----- PROVIDED RECORDS -----

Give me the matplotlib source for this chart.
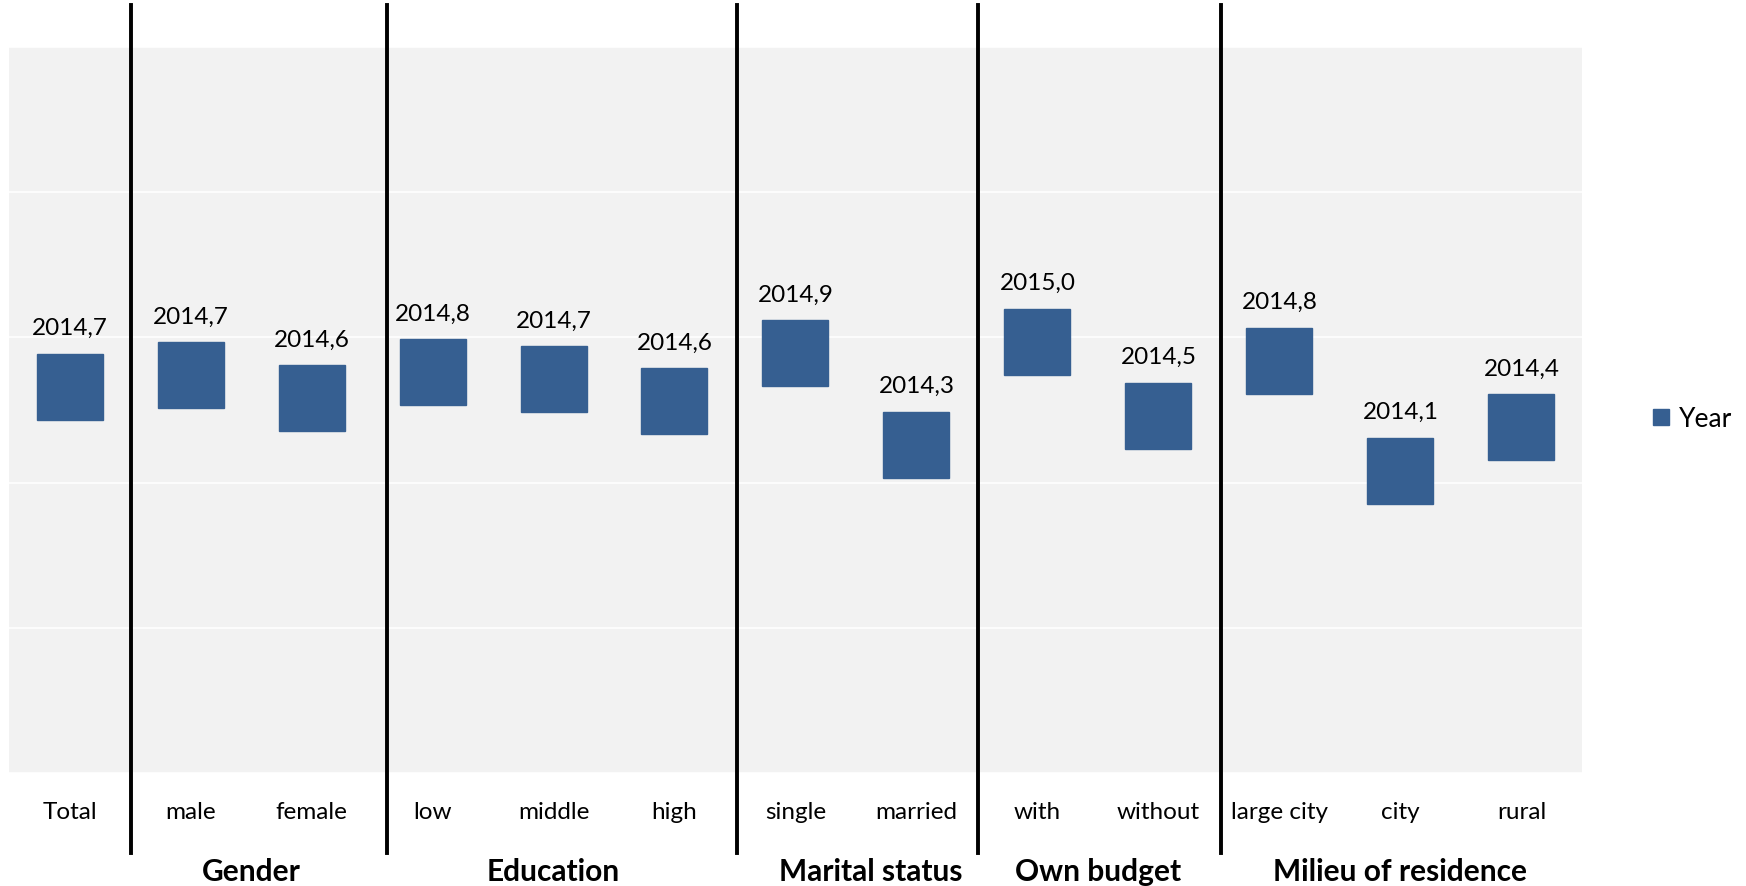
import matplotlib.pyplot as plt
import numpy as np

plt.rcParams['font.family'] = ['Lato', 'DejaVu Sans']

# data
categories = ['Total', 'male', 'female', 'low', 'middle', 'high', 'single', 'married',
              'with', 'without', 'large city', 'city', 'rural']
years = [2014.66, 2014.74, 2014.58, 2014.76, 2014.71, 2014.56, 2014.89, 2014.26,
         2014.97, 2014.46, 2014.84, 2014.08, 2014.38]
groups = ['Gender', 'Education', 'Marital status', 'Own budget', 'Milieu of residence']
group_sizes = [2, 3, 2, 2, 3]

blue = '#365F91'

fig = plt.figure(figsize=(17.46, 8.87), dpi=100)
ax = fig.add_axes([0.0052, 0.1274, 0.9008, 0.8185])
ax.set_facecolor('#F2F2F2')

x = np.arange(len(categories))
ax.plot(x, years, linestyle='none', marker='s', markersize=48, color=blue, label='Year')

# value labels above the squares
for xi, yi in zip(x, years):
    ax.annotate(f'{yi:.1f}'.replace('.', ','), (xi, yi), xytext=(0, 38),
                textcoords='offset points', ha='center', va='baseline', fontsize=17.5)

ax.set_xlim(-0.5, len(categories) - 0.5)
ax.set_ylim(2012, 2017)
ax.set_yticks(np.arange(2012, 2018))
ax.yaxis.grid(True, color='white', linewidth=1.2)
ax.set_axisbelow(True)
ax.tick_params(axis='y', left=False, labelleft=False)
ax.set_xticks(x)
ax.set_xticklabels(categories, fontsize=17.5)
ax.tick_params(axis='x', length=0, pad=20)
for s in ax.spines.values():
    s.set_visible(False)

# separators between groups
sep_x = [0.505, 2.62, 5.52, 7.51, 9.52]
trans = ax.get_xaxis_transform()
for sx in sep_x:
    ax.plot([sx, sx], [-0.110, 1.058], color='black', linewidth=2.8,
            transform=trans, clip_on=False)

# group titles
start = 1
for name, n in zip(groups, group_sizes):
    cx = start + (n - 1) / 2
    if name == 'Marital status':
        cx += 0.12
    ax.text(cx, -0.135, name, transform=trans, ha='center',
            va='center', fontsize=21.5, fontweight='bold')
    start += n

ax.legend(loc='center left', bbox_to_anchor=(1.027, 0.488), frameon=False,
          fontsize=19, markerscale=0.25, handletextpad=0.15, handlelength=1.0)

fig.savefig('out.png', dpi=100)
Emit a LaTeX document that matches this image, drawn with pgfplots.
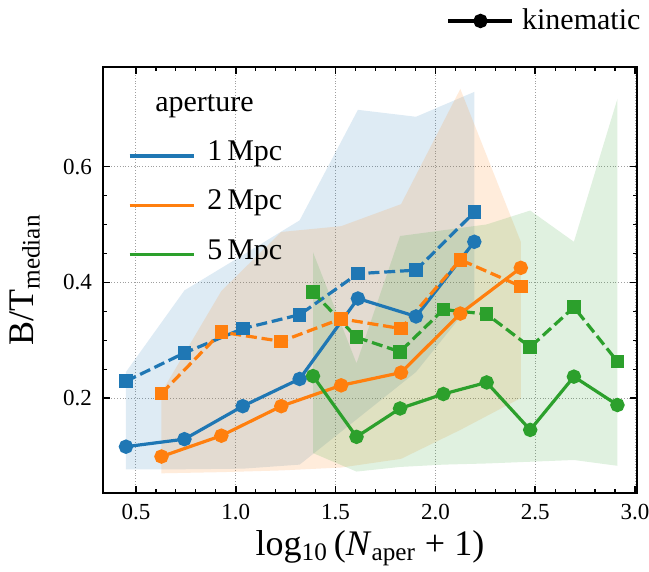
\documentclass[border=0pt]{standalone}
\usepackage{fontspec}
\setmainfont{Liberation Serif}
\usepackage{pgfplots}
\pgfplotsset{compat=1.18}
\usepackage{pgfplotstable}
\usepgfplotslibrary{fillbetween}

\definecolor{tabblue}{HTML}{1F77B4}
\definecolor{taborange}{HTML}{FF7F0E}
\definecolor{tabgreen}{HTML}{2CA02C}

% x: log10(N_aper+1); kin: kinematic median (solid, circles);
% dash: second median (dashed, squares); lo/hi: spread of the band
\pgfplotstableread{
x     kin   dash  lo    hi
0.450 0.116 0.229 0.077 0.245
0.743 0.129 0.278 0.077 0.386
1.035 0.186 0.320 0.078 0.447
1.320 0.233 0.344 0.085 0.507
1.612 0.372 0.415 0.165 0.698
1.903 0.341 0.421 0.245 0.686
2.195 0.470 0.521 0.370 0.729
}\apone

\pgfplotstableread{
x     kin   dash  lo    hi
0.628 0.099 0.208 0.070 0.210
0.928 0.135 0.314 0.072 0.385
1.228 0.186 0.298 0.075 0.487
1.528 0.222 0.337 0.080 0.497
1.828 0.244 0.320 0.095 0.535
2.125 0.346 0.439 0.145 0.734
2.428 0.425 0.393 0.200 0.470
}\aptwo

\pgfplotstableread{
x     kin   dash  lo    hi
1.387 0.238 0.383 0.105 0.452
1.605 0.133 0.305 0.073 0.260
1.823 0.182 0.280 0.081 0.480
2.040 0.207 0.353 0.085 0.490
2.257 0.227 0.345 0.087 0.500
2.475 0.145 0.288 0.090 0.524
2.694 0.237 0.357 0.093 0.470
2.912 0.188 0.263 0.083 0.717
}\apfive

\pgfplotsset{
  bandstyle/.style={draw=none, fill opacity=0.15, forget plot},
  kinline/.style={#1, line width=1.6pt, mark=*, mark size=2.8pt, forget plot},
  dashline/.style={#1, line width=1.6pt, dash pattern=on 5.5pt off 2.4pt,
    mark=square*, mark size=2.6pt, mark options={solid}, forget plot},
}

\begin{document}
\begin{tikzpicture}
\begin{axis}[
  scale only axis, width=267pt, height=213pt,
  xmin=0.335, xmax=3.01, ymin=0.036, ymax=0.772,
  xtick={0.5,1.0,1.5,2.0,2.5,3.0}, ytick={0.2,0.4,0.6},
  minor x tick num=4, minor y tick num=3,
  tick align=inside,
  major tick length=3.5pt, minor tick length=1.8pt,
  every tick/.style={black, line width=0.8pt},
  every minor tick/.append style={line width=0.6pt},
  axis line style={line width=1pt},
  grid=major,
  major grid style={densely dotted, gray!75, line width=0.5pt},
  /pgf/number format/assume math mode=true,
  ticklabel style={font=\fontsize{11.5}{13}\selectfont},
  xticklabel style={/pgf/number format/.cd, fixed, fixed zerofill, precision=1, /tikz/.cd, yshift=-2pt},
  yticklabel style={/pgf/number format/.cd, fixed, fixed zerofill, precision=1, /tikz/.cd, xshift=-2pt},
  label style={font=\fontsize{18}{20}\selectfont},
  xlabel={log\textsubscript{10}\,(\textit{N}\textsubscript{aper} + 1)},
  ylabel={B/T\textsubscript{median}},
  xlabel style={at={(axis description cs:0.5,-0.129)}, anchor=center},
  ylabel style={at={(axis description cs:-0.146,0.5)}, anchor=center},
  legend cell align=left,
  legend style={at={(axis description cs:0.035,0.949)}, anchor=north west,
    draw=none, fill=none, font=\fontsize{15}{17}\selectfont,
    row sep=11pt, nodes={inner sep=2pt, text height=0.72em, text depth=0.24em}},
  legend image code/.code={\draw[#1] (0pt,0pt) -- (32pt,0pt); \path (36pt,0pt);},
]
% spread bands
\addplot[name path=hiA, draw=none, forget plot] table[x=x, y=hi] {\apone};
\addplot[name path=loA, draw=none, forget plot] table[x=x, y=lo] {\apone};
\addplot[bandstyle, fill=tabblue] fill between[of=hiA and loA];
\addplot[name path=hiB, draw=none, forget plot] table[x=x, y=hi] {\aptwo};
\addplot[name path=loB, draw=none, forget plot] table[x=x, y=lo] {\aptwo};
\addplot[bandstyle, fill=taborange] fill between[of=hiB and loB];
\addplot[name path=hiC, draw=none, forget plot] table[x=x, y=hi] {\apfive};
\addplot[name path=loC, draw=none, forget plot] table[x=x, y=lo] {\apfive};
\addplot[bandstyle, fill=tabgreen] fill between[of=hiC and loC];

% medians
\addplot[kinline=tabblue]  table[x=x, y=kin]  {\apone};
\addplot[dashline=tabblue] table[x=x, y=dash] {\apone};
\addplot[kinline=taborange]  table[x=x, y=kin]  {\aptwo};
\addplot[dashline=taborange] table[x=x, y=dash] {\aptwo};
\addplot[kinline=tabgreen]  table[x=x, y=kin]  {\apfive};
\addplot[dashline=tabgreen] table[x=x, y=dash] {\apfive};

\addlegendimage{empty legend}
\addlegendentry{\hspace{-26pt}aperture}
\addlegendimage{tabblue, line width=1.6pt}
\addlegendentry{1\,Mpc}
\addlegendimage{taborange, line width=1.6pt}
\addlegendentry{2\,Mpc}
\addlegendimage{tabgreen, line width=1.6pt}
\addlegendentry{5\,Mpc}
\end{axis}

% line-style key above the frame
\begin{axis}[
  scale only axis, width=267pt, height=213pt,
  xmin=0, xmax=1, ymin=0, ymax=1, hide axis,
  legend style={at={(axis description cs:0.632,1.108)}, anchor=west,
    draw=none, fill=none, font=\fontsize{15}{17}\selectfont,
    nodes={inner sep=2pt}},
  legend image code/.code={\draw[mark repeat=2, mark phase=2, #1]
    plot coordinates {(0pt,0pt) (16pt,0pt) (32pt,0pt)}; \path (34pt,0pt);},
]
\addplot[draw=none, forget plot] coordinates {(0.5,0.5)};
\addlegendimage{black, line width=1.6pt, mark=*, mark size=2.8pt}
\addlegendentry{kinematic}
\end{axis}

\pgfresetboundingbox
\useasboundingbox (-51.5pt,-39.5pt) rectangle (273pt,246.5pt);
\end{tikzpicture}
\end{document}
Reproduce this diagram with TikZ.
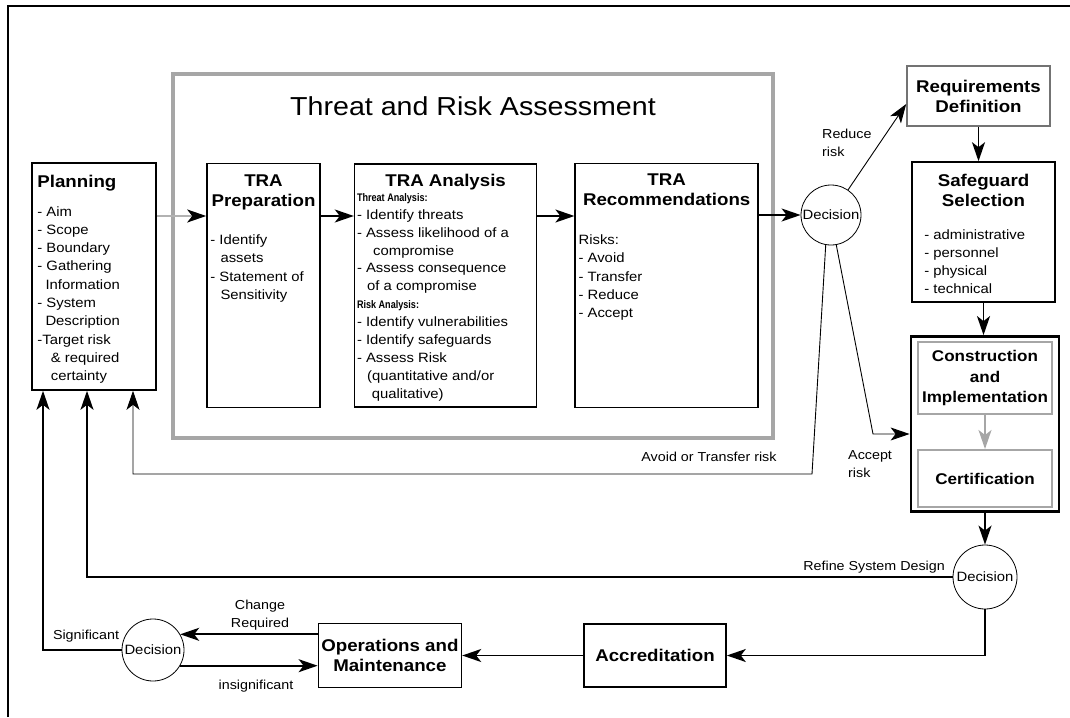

-----

_PROMPT_
Write down every line from the opening of the listing to the line with "plt.rcParams['font.family'] = ['Lato', 'DejaVu", both included, and nothing else; the pictures are omitted.

_WRITTEN REPLY_
Give me the matplotlib source for this chart.
import matplotlib.pyplot as plt
import numpy as np

plt.rcParams['font.family'] = ['Lato', 'DejaVu Sans']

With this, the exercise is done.